◆ TASK STATEMENT:
Print the material below exactly as it stands, please, from its first line to the line holding "(topic) at (984,638)", with no pictures.

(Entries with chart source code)

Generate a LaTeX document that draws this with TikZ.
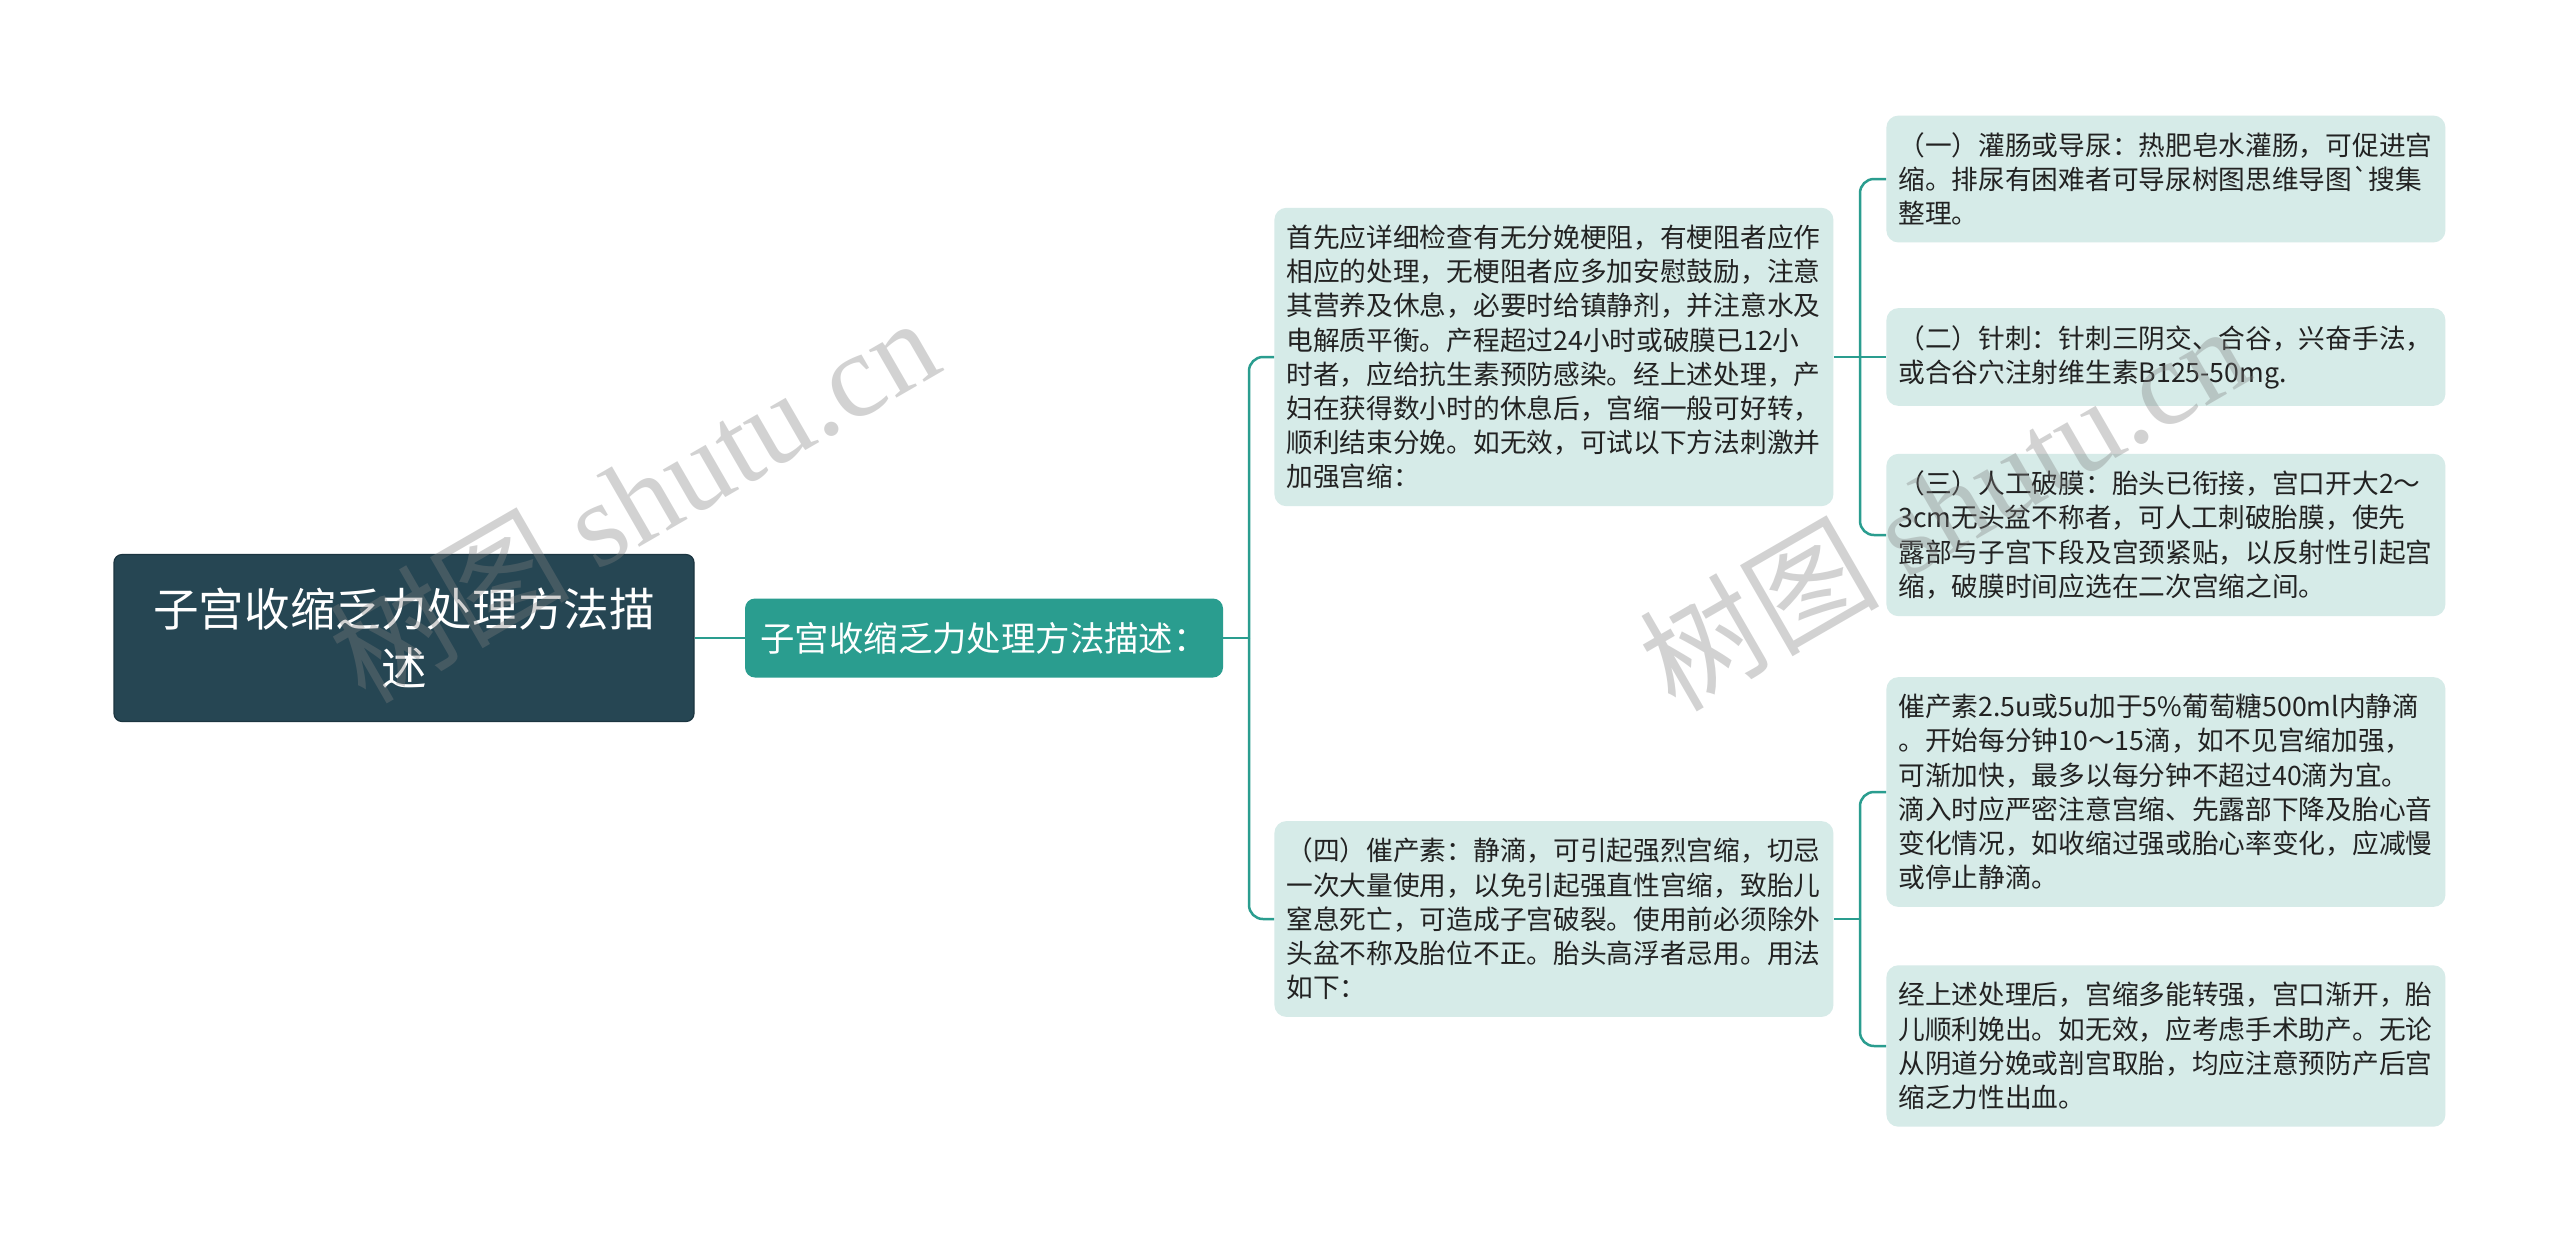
\documentclass[tikz,border=0pt]{standalone}
\usepackage{fontspec}
\setmainfont{Noto Sans CJK SC}
\newfontfamily\wmlatin{Liberation Serif}
\definecolor{rootcol}{HTML}{264653}
\definecolor{rootline}{HTML}{1B3540}
\definecolor{topiccol}{HTML}{2A9D8F}
\definecolor{notecol}{HTML}{D6EBE8}
\definecolor{linkcol}{HTML}{2A9D8F}
\definecolor{textcol}{HTML}{222222}
\definecolor{wmcol}{HTML}{808080}
\tikzset{
	rootbox/.style={fill=rootcol, draw=rootline, line width=0.6pt, rounded corners=4pt, text=white,
		font=\fontsize{22.8pt}{29.4pt}\selectfont, align=center, text width=270pt,
		minimum width=290pt, minimum height=83.5pt, inner sep=0pt},
	topicbox/.style={fill=topiccol, rounded corners=5pt, text=white,
		font=\fontsize{17.2pt}{20pt}\selectfont, minimum width=239pt, minimum height=39.5pt, inner sep=0pt},
	notebox/.style={fill=notecol, rounded corners=6pt, text=textcol, anchor=west, align=left,
		text width=267.5pt, inner xsep=6pt, inner ysep=8.5pt,
		font=\fontsize{13.35pt}{17.1pt}\selectfont},
	link/.style={draw=linkcol, line width=1.25pt},
	wmark/.style={text=wmcol, opacity=0.35, rotate=30, inner sep=0pt,
		font=\fontsize{60pt}{60pt}\selectfont}
}
\begin{document}
\begin{tikzpicture}[x=0.5pt,y=-0.5pt]
	\useasboundingbox (0,0) rectangle (2560,1244);
	\fill[white] (0,0) rectangle (2560,1244);

	\node[rootbox] (root) at (404,638) {子宫收缩乏力处理方法描\\述};
	\node[topicbox] (topic) at (984,638) {子宫收缩乏力处理方法描述：};

	\node[notebox] (first) at (1274,357) {首先应详细检查有无分娩梗阻，有梗阻者应作\\相应的处理，无梗阻者应多加安慰鼓励，注意\\其营养及休息，必要时给镇静剂，并注意水及\\电解质平衡。产程超过24小时或破膜已12小\\时者，应给抗生素预防感染。经上述处理，产\\妇在获得数小时的休息后，宫缩一般可好转，\\顺利结束分娩。如无效，可试以下方法刺激并\\加强宫缩：};
	\node[notebox] (oxy) at (1274,919) {（四）催产素：静滴，可引起强烈宫缩，切忌\\一次大量使用，以免引起强直性宫缩，致胎儿\\窒息死亡，可造成子宫破裂。使用前必须除外\\头盆不称及胎位不正。胎头高浮者忌用。用法\\如下：};

	\node[notebox] (enema) at (1886,179) {（一）灌肠或导尿：热肥皂水灌肠，可促进宫\\缩。排尿有困难者可导尿树图思维导图\textasciigrave 搜集\\整理。};
	\node[notebox] (needle) at (1886,357) {（二）针刺：针刺三阴交、合谷，兴奋手法，\\或合谷穴注射维生素B125-50mg.};
	\node[notebox] (rupture) at (1886,535) {（三）人工破膜：胎头已衔接，宫口开大2～\\3cm无头盆不称者，可人工刺破胎膜，使先\\露部与子宫下段及宫颈紧贴，以反射性引起宫\\缩，破膜时间应选在二次宫缩之间。};
	\node[notebox] (usage) at (1886,792) {催产素2.5u或5u加于5\%葡萄糖500ml内静滴\\。开始每分钟10～15滴，如不见宫缩加强，\\可渐加快，最多以每分钟不超过40滴为宜。\\滴入时应严密注意宫缩、先露部下降及胎心音\\变化情况，如收缩过强或胎心率变化，应减慢\\或停止静滴。};
	\node[notebox] (after) at (1886,1046) {经上述处理后，宫缩多能转强，宫口渐开，胎\\儿顺利娩出。如无效，应考虑手术助产。无论\\从阴道分娩或剖宫取胎，均应注意预防产后宫\\缩乏力性出血。};

	\coordinate (fork1) at (1249,638);
	\coordinate (fork2) at (1860,357);
	\coordinate (fork3) at (1860,919);

	\draw[link] (root.east) -- (topic.west);
	\draw[link] (topic.east) -- (fork1);
	\draw[link, rounded corners=7pt] (fork1) |- (first.west);
	\draw[link, rounded corners=7pt] (fork1) |- (oxy.west);
	\draw[link] (first.east) -- (fork2);
	\draw[link, rounded corners=7pt] (fork2) |- (enema.west);
	\draw[link] (fork2) -- (needle.west);
	\draw[link, rounded corners=7pt] (fork2) |- (rupture.west);
	\draw[link] (oxy.east) -- (fork3);
	\draw[link, rounded corners=7pt] (fork3) |- (usage.west);
	\draw[link, rounded corners=7pt] (fork3) |- (after.west);

	\node[wmark] (wm1) at (633,498) {树图 {\wmlatin shutu.cn}};
	\node[wmark] (wm2) at (1943,506) {树图 {\wmlatin shutu.cn}};
\end{tikzpicture}
\end{document}
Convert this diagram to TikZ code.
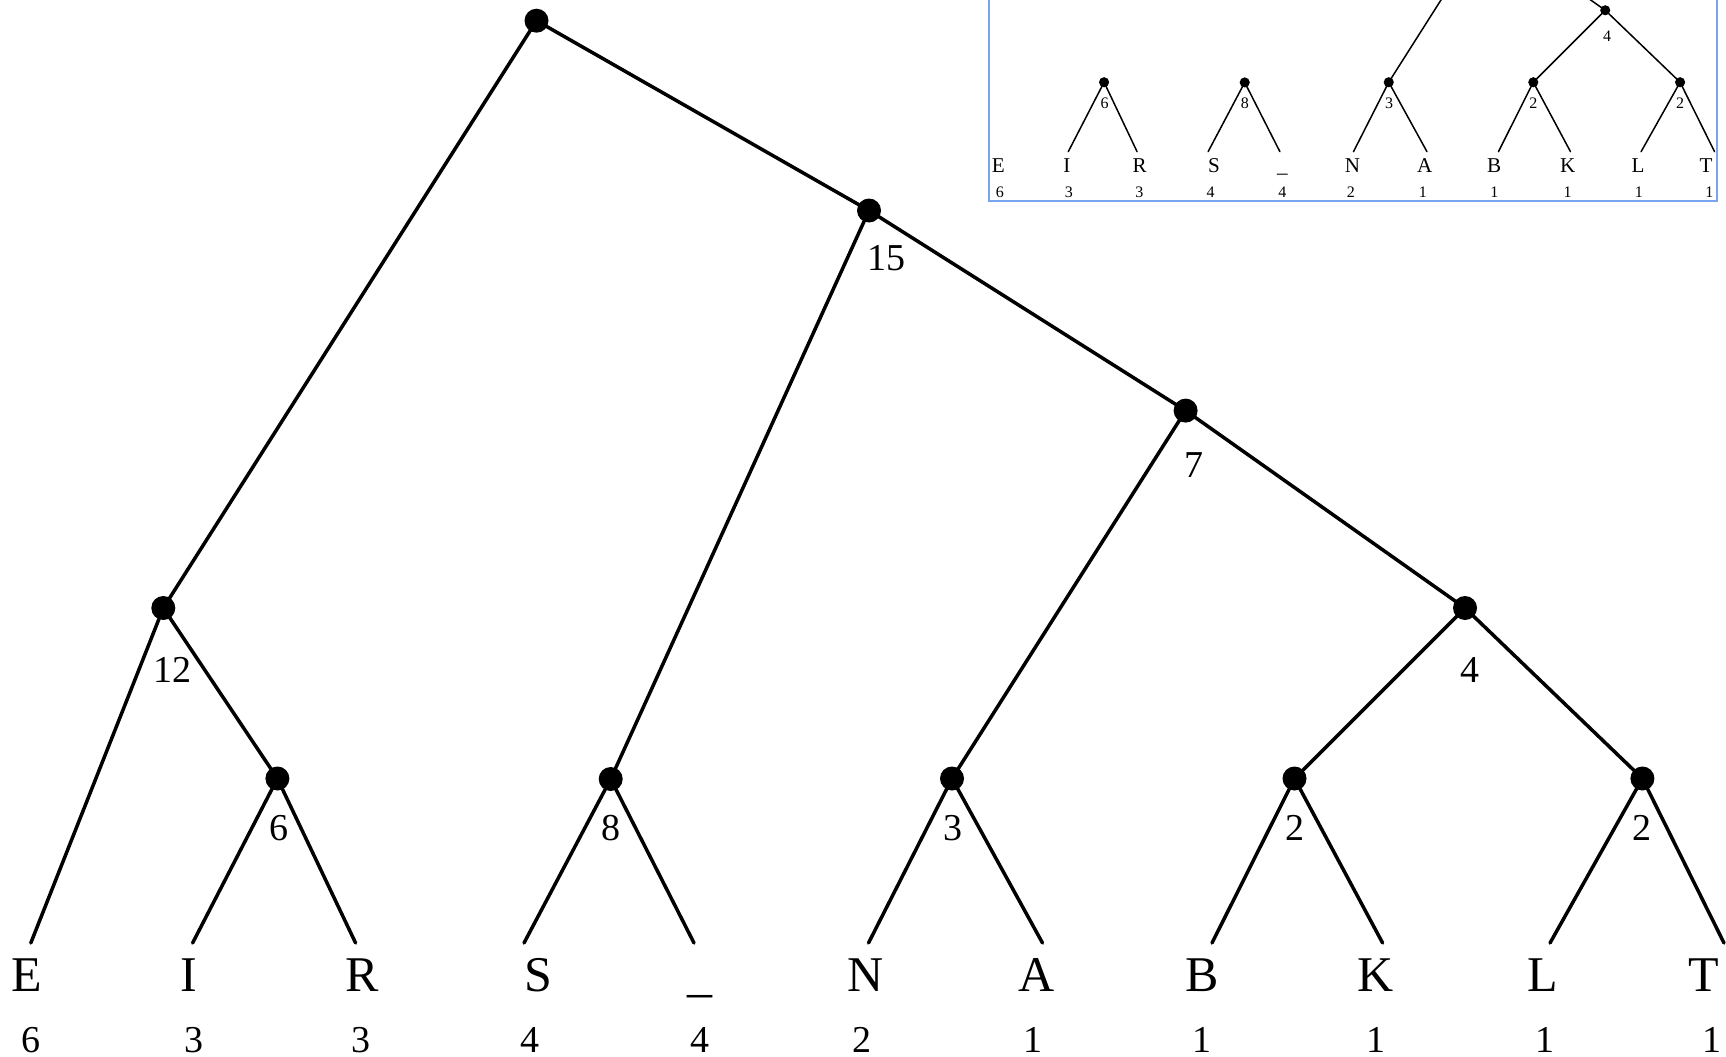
\documentclass[tikz,border=0pt]{standalone}
\usepackage{fontspec}
\setmainfont{Liberation Serif}
\definecolor{insetblue}{RGB}{120,165,240}
\tikzset{
  dot/.style={circle,fill=black,draw=none,inner sep=0pt,minimum size=24pt},
  leaf/.style={font=\fontsize{50}{60}\selectfont,anchor=base,inner sep=0pt},
  cnt/.style={font=\fontsize{38}{45}\selectfont,anchor=base,inner sep=0pt},
  edge/.style={line cap=round}
}
% forest of subtrees: E alone, (I,R), (S,_), and the subtree of weight 7
\newcommand\huffforest[2]{%
\begin{scope}[line width=#2]
\node[dot] (#1n7) at (1185.6,410.6) {};
\node[dot] (#1n4) at (1465,608) {};
\node[dot] (#1n6) at (277.4,778.5) {};
\node[dot] (#1n8) at (610.7,779) {};
\node[dot] (#1n3) at (952,778.5) {};
\node[dot] (#1n2a) at (1294.5,778.5) {};
\node[dot] (#1n2b) at (1642.4,778.5) {};
\coordinate (#1E) at (30.8,943);
\coordinate (#1I) at (192.6,943);
\coordinate (#1R) at (355.6,943);
\coordinate (#1S) at (524,943);
\coordinate (#1U) at (694,943);
\coordinate (#1N) at (868.5,943);
\coordinate (#1A) at (1042.5,943);
\coordinate (#1B) at (1212,943);
\coordinate (#1K) at (1382.6,943);
\coordinate (#1L) at (1550,943);
\coordinate (#1T) at (1724,943);
\draw[edge] (#1n6.center) -- (#1I);
\draw[edge] (#1n6.center) -- (#1R);
\draw[edge] (#1n8.center) -- (#1S);
\draw[edge] (#1n8.center) -- (#1U);
\draw[edge] (#1n7.center) -- (#1n3.center);
\draw[edge] (#1n7.center) -- (#1n4.center);
\draw[edge] (#1n3.center) -- (#1N);
\draw[edge] (#1n3.center) -- (#1A);
\draw[edge] (#1n4.center) -- (#1n2a.center);
\draw[edge] (#1n4.center) -- (#1n2b.center);
\draw[edge] (#1n2a.center) -- (#1B);
\draw[edge] (#1n2a.center) -- (#1K);
\draw[edge] (#1n2b.center) -- (#1L);
\draw[edge] (#1n2b.center) -- (#1T);
\node[cnt] (#1c4) at (1469.5,682.7) {4};
\node[cnt] (#1c6) at (278.5,840) {6};
\node[cnt] (#1c8) at (611,840) {8};
\node[cnt] (#1c3) at (953,840) {3};
\node[cnt] (#1c2a) at (1294.5,840) {2};
\node[cnt] (#1c2b) at (1642.4,840) {2};
\node[leaf] (#1lE) at (27,991.5) {E};
\node[leaf] (#1lI) at (189,991.5) {I};
\node[leaf] (#1lR) at (362,991.5) {R};
\node[leaf] (#1lS) at (538,991.5) {S};
\node[leaf] (#1lU) at (700,991.5) {\_};
\node[leaf] (#1lN) at (866,991.5) {N};
\node[leaf] (#1lA) at (1037,991.5) {A};
\node[leaf] (#1lB) at (1202,991.5) {B};
\node[leaf] (#1lK) at (1376,991.5) {K};
\node[leaf] (#1lL) at (1543,991.5) {L};
\node[leaf] (#1lT) at (1704,991.5) {T};
\node[cnt] (#1fE) at (30.6,1052) {6};
\node[cnt] (#1fI) at (194,1052) {3};
\node[cnt] (#1fR) at (361,1052) {3};
\node[cnt] (#1fS) at (530,1052) {4};
\node[cnt] (#1fU) at (700,1052) {4};
\node[cnt] (#1fN) at (862,1052) {2};
\node[cnt] (#1fA) at (1033,1052) {1};
\node[cnt] (#1fB) at (1202,1052) {1};
\node[cnt] (#1fK) at (1376,1052) {1};
\node[cnt] (#1fL) at (1545,1052) {1};
\node[cnt] (#1fT) at (1712,1052) {1};
\end{scope}}
\begin{document}
\begin{tikzpicture}[x=1pt,y=-1pt]
\useasboundingbox (0,0) rectangle (1726,1057);
% full tree
\huffforest{m}{3.5pt}
\begin{scope}[line width=3.5pt]
\node[dot] (mroot) at (536.5,20.7) {};
\node[dot] (mn15) at (869,210.5) {};
\node[dot] (mn12) at (163.3,608) {};
\draw[edge] (mroot.center) -- (mn12.center);
\draw[edge] (mroot.center) -- (mn15.center);
\draw[edge] (mn12.center) -- (mE);
\draw[edge] (mn12.center) -- (mn6.center);
\draw[edge] (mn15.center) -- (mn8.center);
\draw[edge] (mn15.center) -- (mn7.center);
\node[cnt] (mc15) at (886,270) {15};
\node[cnt] (mc7) at (1194,477.7) {7};
\node[cnt] (mc12) at (172.5,682.7) {12};
\end{scope}
% inset: earlier stage of the construction
\begin{scope}
\clip (989,-300) rectangle (1717,200);
\fill[white] (989,-300) rectangle (1717,200);
\begin{scope}[shift={(987,-246.3)},scale=0.422,transform shape]
\huffforest{t}{1.5pt}
\end{scope}
\end{scope}
\draw[insetblue,line width=2pt] (989,-300) rectangle (1717,200.5);
\end{tikzpicture}
\end{document}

◆ EXERCISE ANSWER:
Generate a LaTeX document that draws this with TikZ.
\documentclass[tikz,border=0pt]{standalone}
\usepackage{fontspec}
\setmainfont{Noto Sans CJK SC}
\newfontfamily\wmlatin{Liberation Serif}
\definecolor{rootcol}{HTML}{264653}
\definecolor{rootline}{HTML}{1B3540}
\definecolor{topiccol}{HTML}{2A9D8F}
\definecolor{notecol}{HTML}{D6EBE8}
\definecolor{linkcol}{HTML}{2A9D8F}
\definecolor{textcol}{HTML}{222222}
\definecolor{wmcol}{HTML}{808080}
\tikzset{
	rootbox/.style={fill=rootcol, draw=rootline, line width=0.6pt, rounded corners=4pt, text=white,
		font=\fontsize{22.8pt}{29.4pt}\selectfont, align=center, text width=270pt,
		minimum width=290pt, minimum height=83.5pt, inner sep=0pt},
	topicbox/.style={fill=topiccol, rounded corners=5pt, text=white,
		font=\fontsize{17.2pt}{20pt}\selectfont, minimum width=239pt, minimum height=39.5pt, inner sep=0pt},
	notebox/.style={fill=notecol, rounded corners=6pt, text=textcol, anchor=west, align=left,
		text width=267.5pt, inner xsep=6pt, inner ysep=8.5pt,
		font=\fontsize{13.35pt}{17.1pt}\selectfont},
	link/.style={draw=linkcol, line width=1.25pt},
	wmark/.style={text=wmcol, opacity=0.35, rotate=30, inner sep=0pt,
		font=\fontsize{60pt}{60pt}\selectfont}
}
\begin{document}
\begin{tikzpicture}[x=0.5pt,y=-0.5pt]
	\useasboundingbox (0,0) rectangle (2560,1244);
	\fill[white] (0,0) rectangle (2560,1244);

	\node[rootbox] (root) at (404,638) {子宫收缩乏力处理方法描\\述};
	\node[topicbox] (topic) at (984,638) {子宫收缩乏力处理方法描述：};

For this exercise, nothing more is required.